Filipinas are popular as brides to Japanese

BD Tutor, Jr.

More and more Japanese, mostly men, are tying the knot with foreigners. Over-all, 5% of all marriages recorded in Japan in 2005 were between a Japanese and a foreigner. But in Tokyo, such mixed unions are higher at 10% while in Osaka, it is 8%.

Surprisingly, Filipinas are the second most popular brides in 2005 at 10,429 after the Chinese, at 12,659. Considering that the Chinese are more than twice the Filipinos, consisting of 24% of the total foreign population while the Filipinos consist of only 10% of the foreign population in Japan, the Filipinas are still the No. 1 choice of bride on average by the Japanese male.

Needless to say, the number logged in 2005 is a steep increase from the average of 7,000 Filipinas marrying Japanese since the new millennium (it is estimated that only about 2% of recorded marriages between Japanese and Filipinos involve a Filipino groom).
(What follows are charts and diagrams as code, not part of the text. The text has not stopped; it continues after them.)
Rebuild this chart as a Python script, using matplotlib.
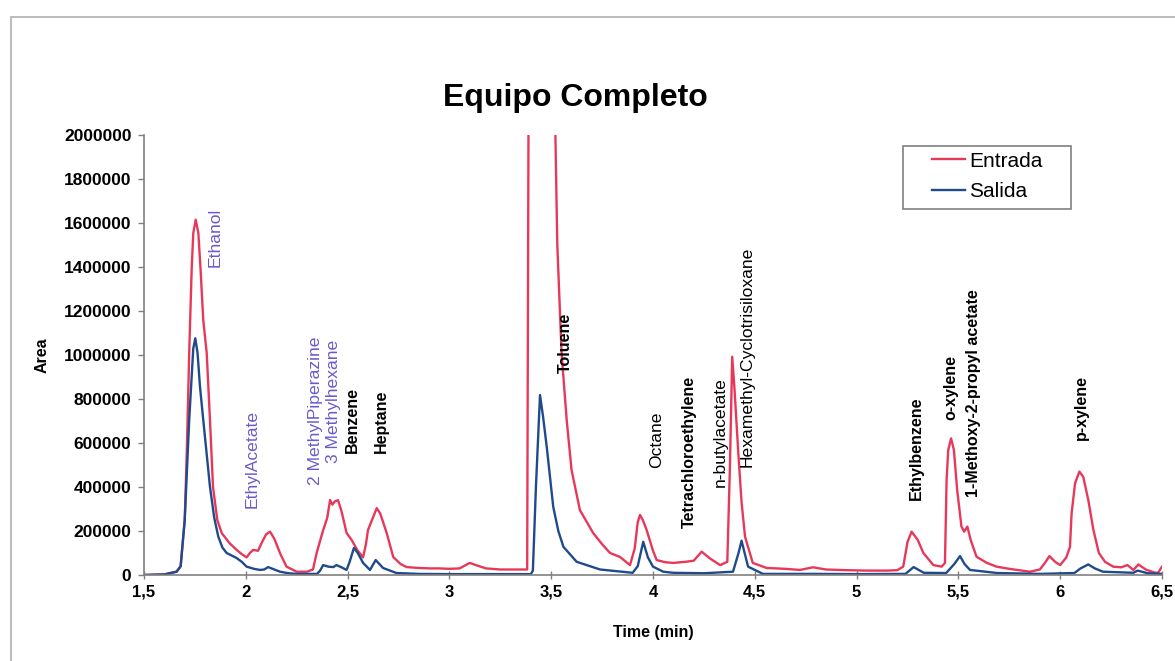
import numpy as np
import matplotlib
matplotlib.use('Agg')
import matplotlib.pyplot as plt
from matplotlib.patches import Rectangle

plt.rcParams['font.family'] = ['Liberation Sans', 'DejaVu Sans']

# Entrada (red trace) -- time (min), area
red_t = [1.50, 1.60, 1.66, 1.68, 1.70, 1.71, 1.722, 1.734, 1.742, 1.754, 1.767, 1.778,
         1.791, 1.808, 1.824, 1.839, 1.86, 1.882, 1.92, 1.955, 1.98, 2.004, 2.02, 2.036,
         2.06, 2.08, 2.10, 2.119, 2.14, 2.17, 2.20, 2.25, 2.30, 2.33, 2.348, 2.38,
         2.40, 2.414, 2.425, 2.438, 2.453, 2.47, 2.495, 2.52, 2.55, 2.576, 2.59, 2.60,
         2.62, 2.643, 2.66, 2.692, 2.724, 2.76, 2.79, 2.85, 2.905, 2.95, 3.00, 3.05,
         3.08, 3.10, 3.13, 3.18, 3.25, 3.32, 3.382, 3.39, 3.45, 3.515, 3.53, 3.551,
         3.576, 3.60, 3.641, 3.706, 3.75, 3.789, 3.838, 3.887, 3.91, 3.925, 3.936, 3.95,
         3.969, 4.00, 4.018, 4.06, 4.10, 4.16, 4.20, 4.239, 4.28, 4.33, 4.365, 4.378,
         4.389, 4.40, 4.419, 4.435, 4.452, 4.49, 4.558, 4.65, 4.722, 4.786, 4.85, 4.95,
         5.05, 5.15, 5.20, 5.229, 5.25, 5.27, 5.30, 5.328, 5.377, 5.418, 5.434, 5.442,
         5.45, 5.464, 5.478, 5.494, 5.515, 5.528, 5.544, 5.56, 5.589, 5.64, 5.687, 5.75,
         5.851, 5.90, 5.925, 5.947, 5.975, 6.00, 6.03, 6.048, 6.056, 6.073, 6.094, 6.113,
         6.138, 6.163, 6.19, 6.22, 6.26, 6.30, 6.33, 6.36, 6.384, 6.42, 6.46, 6.48,
         6.50]
red_area = [0, 2000, 15000, 40000, 250000, 553000, 1009000, 1386000, 1554000, 1615000, 1554000, 1386000,
            1159000, 1009000, 705000, 400000, 250000, 190000, 145000, 114000, 95000, 80000, 100000, 114000,
            110000, 150000, 185000, 197000, 165000, 95000, 38000, 15000, 15000, 25000, 100000, 204000,
            260000, 341000, 320000, 335000, 340000, 290000, 191000, 159000, 110000, 80000, 140000, 204000,
            250000, 304000, 280000, 191000, 82000, 50000, 36000, 32000, 30000, 30000, 28000, 30000,
            45000, 55000, 45000, 30000, 25000, 25000, 25000, 2600000, 6000000, 2300000, 1500000, 1009000,
            705000, 477000, 295000, 191000, 140000, 100000, 82000, 45000, 120000, 240000, 273000, 250000,
            204000, 110000, 68000, 58000, 55000, 60000, 65000, 106000, 75000, 45000, 60000, 500000,
            992000, 850000, 554000, 330000, 174000, 55000, 32000, 28000, 23000, 35000, 25000, 22000,
            20000, 20000, 22000, 38000, 150000, 197000, 160000, 100000, 45000, 38000, 55000, 432000,
            568000, 621000, 568000, 386000, 220000, 197000, 220000, 160000, 83000, 55000, 38000, 28000,
            15000, 25000, 55000, 86000, 60000, 45000, 80000, 128000, 280000, 417000, 470000, 447000,
            341000, 205000, 100000, 60000, 38000, 35000, 45000, 23000, 48000, 25000, 12000, 9000,
            38000]

# Salida (blue trace)
blue_t = [1.50, 1.60, 1.66, 1.68, 1.70, 1.722, 1.734, 1.742, 1.752, 1.763, 1.775, 1.791,
          1.824, 1.845, 1.865, 1.885, 1.906, 1.955, 1.98, 2.004, 2.04, 2.07, 2.09, 2.11,
          2.14, 2.168, 2.21, 2.25, 2.35, 2.365, 2.38, 2.405, 2.43, 2.445, 2.47, 2.495,
          2.51, 2.531, 2.55, 2.576, 2.61, 2.638, 2.674, 2.74, 2.85, 3.00, 3.20, 3.40,
          3.41, 3.425, 3.445, 3.46, 3.478, 3.51, 3.535, 3.56, 3.625, 3.74, 3.90, 3.925,
          3.952, 3.975, 4.00, 4.05, 4.10, 4.25, 4.393, 4.42, 4.435, 4.45, 4.467, 4.54,
          4.80, 5.00, 5.24, 5.28, 5.33, 5.44, 5.48, 5.508, 5.53, 5.557, 5.69, 5.90,
          6.07, 6.10, 6.138, 6.17, 6.21, 6.36, 6.38, 6.43, 6.50]
blue_area = [0, 3000, 15000, 40000, 250000, 705000, 900000, 1030000, 1076000, 1009000, 856000, 705000,
             401000, 260000, 174000, 125000, 100000, 77000, 60000, 38000, 28000, 23000, 25000, 36000,
             25000, 15000, 8000, 5000, 5000, 20000, 45000, 38000, 36000, 45000, 35000, 23000,
             60000, 123000, 100000, 55000, 23000, 68000, 32000, 9000, 5000, 4000, 4000, 4000,
             20000, 400000, 818000, 720000, 583000, 310000, 200000, 128000, 60000, 25000, 10000, 40000,
             151000, 80000, 38000, 15000, 10000, 8000, 15000, 100000, 156000, 100000, 38000, 5000,
             5000, 4000, 5000, 36000, 10000, 9000, 50000, 86000, 50000, 23000, 9000, 5000,
             9000, 30000, 48000, 30000, 15000, 10000, 20000, 8000, 5000]

# peak labels
peak_names = ['Ethanol', 'EthylAcetate', '2 MethylPiperazine', '3 Methylhexane', 'Benzene',
              'Heptane', 'Toluene', 'Octane', 'Tetrachloroethylene', 'n-butylacetate',
              'Hexamethyl-Cyclotrisiloxane', 'Ethylbenzene', 'o-xylene',
              '1-Methoxy-2-propyl acetate', 'p-xylene']
# label anchor (bottom of rotated text), colour, weight
label_pos = [(1.849, 1401000), (2.029, 303000), (2.34, 409000), (2.43, 508000), (2.523, 553000),
             (2.667, 553000), (3.571, 917000), (4.018, 485000), (4.18, 212000), (4.329, 401000),
             (4.46, 492000), (5.295, 341000), (5.464, 705000), (5.575, 356000), (6.102, 614000)]
purple = '#6a5cc8'
label_col = [purple] * 4 + ['black'] * 11
label_bold = [False] * 4 + [True, True, True, False, True, False, False, True, True, True, True]

fig = plt.figure(figsize=(11.75, 6.61), dpi=100)
ax = fig.add_axes([144 / 1175, 1 - 575 / 661, 1018 / 1175, 440 / 661])

ax.plot(red_t, red_area, color='#e8385a', lw=1.7, label='Entrada')
ax.plot(blue_t, blue_area, color='#1f4a8c', lw=1.7, label='Salida')

ax.set_xlim(1.5, 6.5)
ax.set_ylim(0, 2000000)
xt = np.arange(1.5, 6.51, 0.5)
ax.set_xticks(xt)
ax.set_xticklabels([('%g' % v).replace('.', ',') for v in xt], fontweight='bold', fontsize=12)
yt = np.arange(0, 2000001, 200000)
ax.set_yticks(yt)
ax.set_yticklabels(['%d' % v for v in yt], fontweight='bold', fontsize=12.5)
for s in ['top', 'right']:
    ax.spines[s].set_visible(False)
for s in ['left', 'bottom']:
    ax.spines[s].set_color('#808080')
    ax.spines[s].set_linewidth(1.2)
ax.tick_params(axis='both', colors='#808080', labelcolor='black', length=4, width=1)
ax.tick_params(axis='y', pad=5)
ax.tick_params(axis='x', direction='inout', length=6, pad=4)

for name, (px, py), c, b in zip(peak_names, label_pos, label_col, label_bold):
    ax.text(px, py, name, rotation=90, ha='center', va='bottom', color=c,
            fontsize=11.5 if b else 12.6, fontweight='bold' if b else 'normal')

leg = ax.legend(loc='upper left', bbox_to_anchor=(0.774, 0.962), borderaxespad=0,
                fontsize=15, frameon=False, handlelength=1.6, handletextpad=0.2,
                borderpad=0, labelspacing=0.55)
ax.add_patch(Rectangle((0.7456, 0.832), 0.165, 0.143, transform=ax.transAxes,
                       fill=False, edgecolor='#808080', lw=1.2, clip_on=False))

fig.text(575 / 1175, 1 - 98 / 661, 'Equipo Completo', ha='center', va='center',
         fontsize=23, fontweight='bold')
fig.text(653 / 1175, 1 - 632 / 661, 'Time (min)', ha='center', va='center',
         fontsize=11.5, fontweight='bold')
fig.text(42 / 1175, 1 - 355 / 661, 'Area', ha='center', va='center', rotation=90,
         fontsize=11.5, fontweight='bold')

# light frame around the chart area
top = 1 - 17 / 661
fig.patches.append(Rectangle((11 / 1175, -0.2), 1.2, top + 0.2,
                             transform=fig.transFigure, fill=False,
                             edgecolor='#b0b0b0', lw=1.2))

fig.savefig('out.png', dpi=100)
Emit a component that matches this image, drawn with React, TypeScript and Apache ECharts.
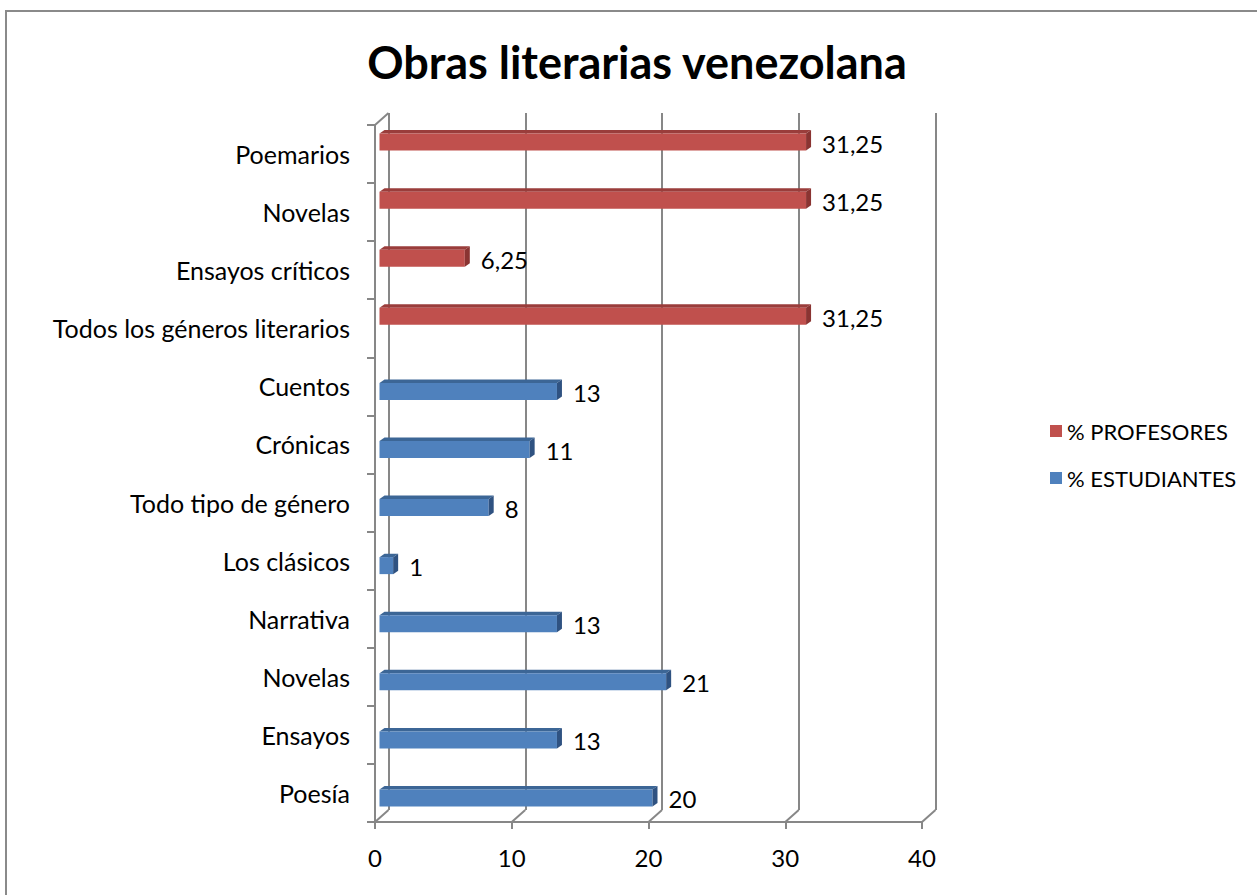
import React, { useEffect, useRef } from "react";
import * as echarts from "echarts";

const categories = [
  "Poesía",
  "Ensayos",
  "Novelas",
  "Narrativa",
  "Los clásicos",
  "Todo tipo de género",
  "Crónicas",
  "Cuentos",
  "Todos los géneros literarios",
  "Ensayos críticos",
  "Novelas",
  "Poemarios",
];
const profesores: (number | null)[] = [null, null, null, null, null, null, null, null, 31.25, 6.25, 31.25, 31.25];
const estudiantes: (number | null)[] = [20, 13, 21, 13, 1, 8, 11, 13, null, null, null, null];
const xTicks = [0, 10, 20, 30, 40];
const seriesNames = ["% PROFESORES", "% ESTUDIANTES"];

const FONT = "Lato";
const GRAY = "#878787";
const DX = 13.5;
const DY = 12;
const BAR_H = 17;
const BAR_DX = 5;
const BAR_DY = 3.5;

const palettes = [
  { front: "#C0504D", top: "#9A3D3B", side: "#8A3432" },
  { front: "#4F81BD", top: "#3C6696", side: "#2F5281" },
];

function toData(arr: (number | null)[]) {
  const out: number[][] = [];
  arr.forEach((v, i) => {
    if (v !== null) out.push([v, i]);
  });
  return out;
}

function fmt(v: number) {
  return String(v).replace(".", ",");
}

function makeBarRender(si: number) {
  const pal = palettes[si];
  return (params: any, api: any) => {
    const v = api.value(0);
    const idx = api.value(1);
    const s = api.coord([0, idx]);
    const e = api.coord([v, idx]);
    const top = si === 0 ? s[1] - BAR_H : s[1];
    const x0 = s[0];
    const x1 = e[0];
    return {
      type: "group",
      children: [
        {
          type: "polygon",
          shape: {
            points: [
              [x0, top],
              [x0 + BAR_DX, top - BAR_DY],
              [x1 + BAR_DX, top - BAR_DY],
              [x1, top],
            ],
          },
          style: { fill: pal.top },
        },
        {
          type: "rect",
          shape: { x: x0, y: top, width: x1 - x0, height: BAR_H },
          style: { fill: pal.front },
        },
        {
          type: "polygon",
          shape: {
            points: [
              [x1, top],
              [x1 + BAR_DX, top - BAR_DY],
              [x1 + BAR_DX, top + BAR_H - BAR_DY],
              [x1, top + BAR_H],
            ],
          },
          style: { fill: pal.side },
        },
        {
          type: "text",
          style: {
            text: fmt(v),
            x: x1 + BAR_DX + 11,
            y: top + BAR_H / 2 + 1,
            verticalAlign: "middle",
            align: "left",
            fill: "#000",
            font: `24px ${FONT}`,
          },
        },
      ],
    };
  };
}

function decorRender(params: any, api: any) {
  const cs = params.coordSys;
  const v = api.value(0);
  const x = api.coord([v, 0])[0];
  const bottom = cs.y + cs.height;
  const children: any[] = [
    {
      type: "line",
      shape: { x1: x, y1: bottom, x2: x + DX, y2: bottom - DY },
      style: { stroke: GRAY, lineWidth: 2 },
    },
  ];
  if (params.dataIndex === 0) {
    children.push({
      type: "line",
      shape: { x1: cs.x, y1: cs.y, x2: cs.x + DX, y2: cs.y - DY },
      style: { stroke: GRAY, lineWidth: 2 },
    });
  }
  return { type: "group", children };
}

export default function App() {
  const ref = useRef<HTMLDivElement>(null);
  useEffect(() => {
    if (!ref.current) return;
    const chart = echarts.init(ref.current, null, { renderer: "svg" });
    const hiddenAxis = { show: false };
    chart.setOption({
      animation: false,
      backgroundColor: "#fff",
      textStyle: { fontFamily: FONT },
      title: {
        text: "Obras literarias venezolana",
        left: 632,
        top: 34,
        textAlign: "center",
        textStyle: { fontFamily: FONT, fontSize: 45, fontWeight: "bold", color: "#000" },
      },
      legend: {
        data: seriesNames,
        orient: "vertical",
        left: 1045,
        top: 415,
        itemWidth: 12,
        itemHeight: 12,
        itemGap: 25,
        icon: "rect",
        textStyle: { fontFamily: FONT, fontSize: 22, color: "#000" },
      },
      graphic: [
        {
          type: "rect",
          shape: { x: 6, y: 11, width: 1400, height: 1000 },
          style: { fill: "none", stroke: "#8a8a8a", lineWidth: 2 },
          silent: true,
        },
      ],
      grid: [
        { left: 375, top: 125, width: 547, height: 697 },
        { left: 388.5, top: 113, width: 547, height: 697 },
        { left: 379.5, top: 121.5, width: 546, height: 697 },
      ],
      xAxis: [
        {
          gridIndex: 0,
          type: "value",
          min: 0,
          max: 40,
          interval: 10,
          axisLine: { show: true, lineStyle: { color: GRAY, width: 2 } },
          axisTick: { show: true, length: 7, lineStyle: { color: GRAY, width: 2 } },
          axisLabel: { fontFamily: FONT, fontSize: 24, color: "#000", margin: 23 },
          splitLine: { show: false },
        },
        {
          gridIndex: 1,
          type: "value",
          min: 0,
          max: 40,
          interval: 10,
          axisLine: { show: false },
          axisTick: { show: false },
          axisLabel: { show: false },
          splitLine: { show: true, lineStyle: { color: GRAY, width: 2 } },
        },
        { gridIndex: 2, type: "value", min: 0, max: 40, interval: 10, ...hiddenAxis },
      ],
      yAxis: [
        {
          gridIndex: 0,
          type: "category",
          data: categories,
          axisLine: { show: true, lineStyle: { color: GRAY, width: 2 } },
          axisTick: { show: true, length: 8, lineStyle: { color: GRAY, width: 2 } },
          axisLabel: { fontFamily: FONT, fontSize: 25, color: "#000", margin: 25 },
          splitLine: { show: false },
        },
        { gridIndex: 1, type: "category", data: categories, ...hiddenAxis },
        { gridIndex: 2, type: "category", data: categories, ...hiddenAxis },
      ],
      series: [
        {
          type: "custom",
          name: "decor",
          xAxisIndex: 0,
          yAxisIndex: 0,
          silent: true,
          data: xTicks.map((v) => [v]),
          renderItem: decorRender,
          z: 1,
        },
        {
          type: "custom",
          name: seriesNames[0],
          xAxisIndex: 2,
          yAxisIndex: 2,
          itemStyle: { color: palettes[0].front },
          data: toData(profesores),
          encode: { x: 0, y: 1 },
          renderItem: makeBarRender(0),
          z: 3,
        },
        {
          type: "custom",
          name: seriesNames[1],
          xAxisIndex: 2,
          yAxisIndex: 2,
          itemStyle: { color: palettes[1].front },
          data: toData(estudiantes),
          encode: { x: 0, y: 1 },
          renderItem: makeBarRender(1),
          z: 3,
        },
      ],
    });
    return () => chart.dispose();
  }, []);
  return <div ref={ref} style={{ position: "fixed", left: 0, top: 0, width: 1257, height: 895 }} />;
}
Every time a new regulation is put in place that affects the passage of entertainers to Japan, the number of marriages spike up. For example, before the Artist Record Book (ARB) was implemented in 1996, the number of Filipinas marrying Japanese shot up to 7,240 in 1994, which was the only time in that decade that the number breached 7000. The phenomenal increase in 2005 was likely because of the revision of the Immigration Law on March 15, 2005, which made it almost impossible for entertainers to enter Japan.

Because of such coincidences, many doubt if these are “love marriages.” With a divorce rate estimated to be at least 50%, which is several times more than that for the general population, there seems to be no reason to celebrate. In fact, it is believed that a number of Filipinas simply use marriage as a stepping stone for acquiring permanent residency, which is fast-tracked when the foreigner is “spouse or child of a Japanese national.” Since having a child is apparently considered by the Japanese government as proof of authenticity of the marriage, many Filipinas bear unwanted children who later become casualties of the broken union. There is also a substantial percentage of such marriages being only “paper marriages” o gizo kekkon, sometimes brokered for a fee, with the Filipina paying the Japanese a monthly maintenance fee.

The upside to increased intermarriages is that Japan’s graying population may be getting the boost it badly needs. Whereas households in which both spouses are Japanese have a birthrate of 1.33 in 2001, households in which one spouse is a foreigner have a birth rate of 2.9. It is no coincidence that Japan’s number of births rose in 2006 for the first time in six years, according to the report of the Ministry of Health, Labor and Welfare. Foreigners may be Japan’s only hope of reversing the trend of a shrinking population. Moreover, Japanese men aged 20 to 50 outnumber Japanese women in the same age bracket by 2 million, increasing the pairless ranks. With the rising social trend of staying single in both sexes, marriage with foreigners may be the only key to unlock single households and revitalize this society’s reproductive drive.